DRAKE, Francis William (1724-87), of Hillingdon, Mdx.

Published in The History of Parliament: the House of Commons 1754-1790, ed. L. Namier, J. Brooke., 1964
Available from Boydell and Brewer

Constituency

Dates

29 Jan. 1771 - 1774

Family and Education

bap. 22 Aug. 1724, 2nd surv. s. of Sir Francis Henry Drake, 4th Bt., and bro. of Sir F. H. Drake, 5th Bt.. m. 3 Nov. 1763, his cos. Elizabeth, da. of Sir William Heathcote, 1st Bt., M.P., 2da.

Offices Held

Entered R.N. bef. 1740, capt. 1748; gov. Newfoundland 1752-4; r.-adm. 1778; v.-adm. 1780.

Biography

Drake served under Knowles in the West Indies, 1748; under Rodney in Newfoundland 1751, succeeding him as governor; under Boscawen at Lagos, 1759. At various times his career seems to have been impeded by ill-health. N. Rowe, a close friend of the Drake family, wrote about him to Sir Francis Drake in March 1750:1

He’s an honest young fellow, who, though he has seen the world abroad, wants to be better acquainted with that at home. A perfect harmony between you, which I greatly wish, may be a great means thereto; I need not mention to you the obligation. His health is better than I expected, and would be more so if he’d use the means.
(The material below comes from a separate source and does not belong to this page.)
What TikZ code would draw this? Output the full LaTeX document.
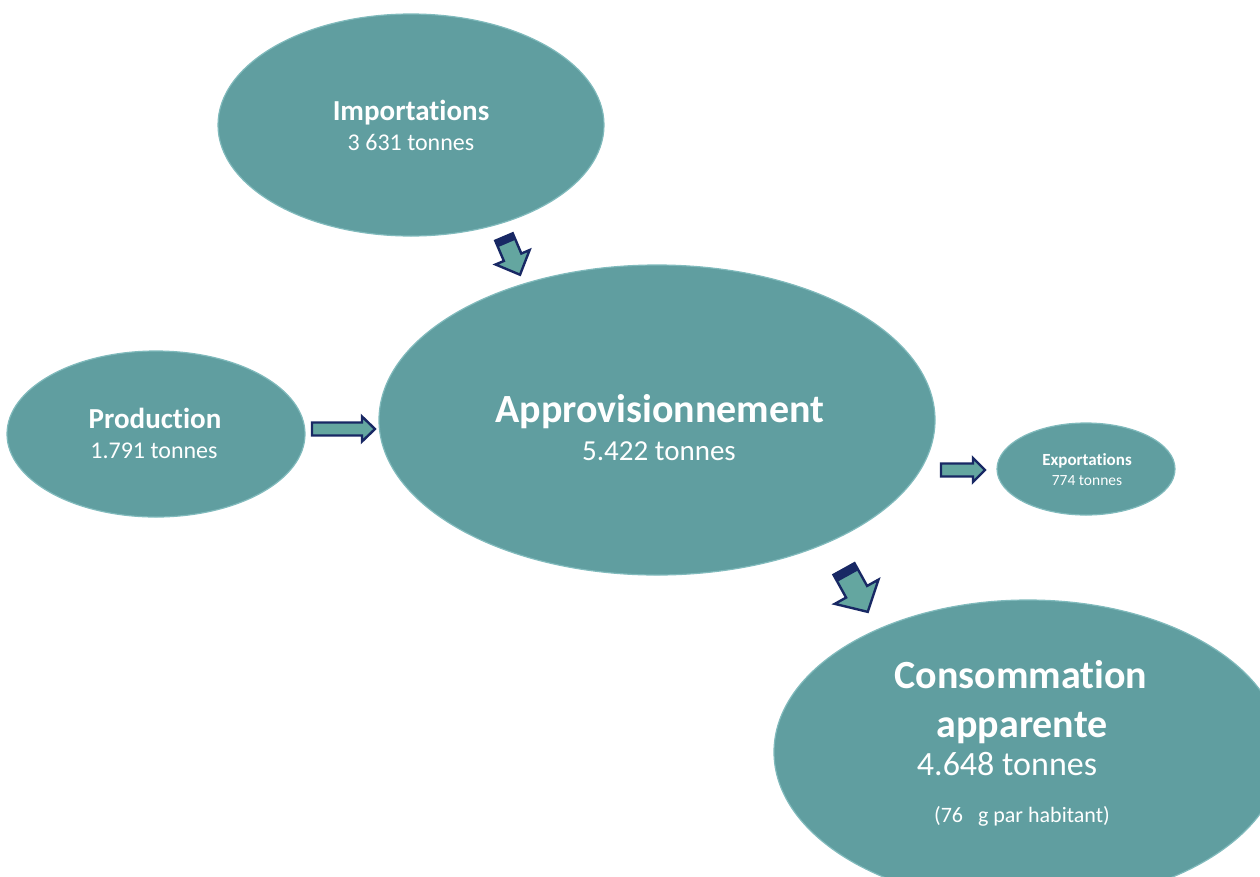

He retired on half pay in 1763, but in 1766 was given command of a guardship at Plymouth.2 His elder brother, who on being appointed master of the Household did not choose to seek re-election, returned Francis William to Parliament in his place, 29 Jan. 1771. He does not, however, appear in the two division lists of February-March 1771, and on 8 Mar. 1772, is marked in Robinson’s survey on the royal marriage bill as ‘pro, sick, absent’. Over the petition of naval captains on half-pay he voted against the Government, but is marked as a ‘friend’. Otherwise he voted with the Government. No speech of his is recorded; and after the dissolution of 1774 he did not again stand for Parliament.

In August 1780, while holding the command in the Downs, he was offered by Sandwich employment under Rodney, but had to decline it from the ‘shattered condition of my constitution’, and for fear that ‘his Majesty’s service there might suffer from my bodily inability’.3 A short time later, crippled by gout, he quitted his station.4  He died in December 1787.

Ref Volumes: 1754-1790

Author: Sir Lewis Namier

Notes

  • 1. Lady Eliott-Drake, Fam. and Heirs of Sir F. Drake, ii. 258.
  • 2. Ibid. ii. 306.
  • 3. Sandwich Pprs. iii. (Navy Rec. Soc. lxxv), 227.
  • 4. Charnock, Biographia Navalis, vi. 61.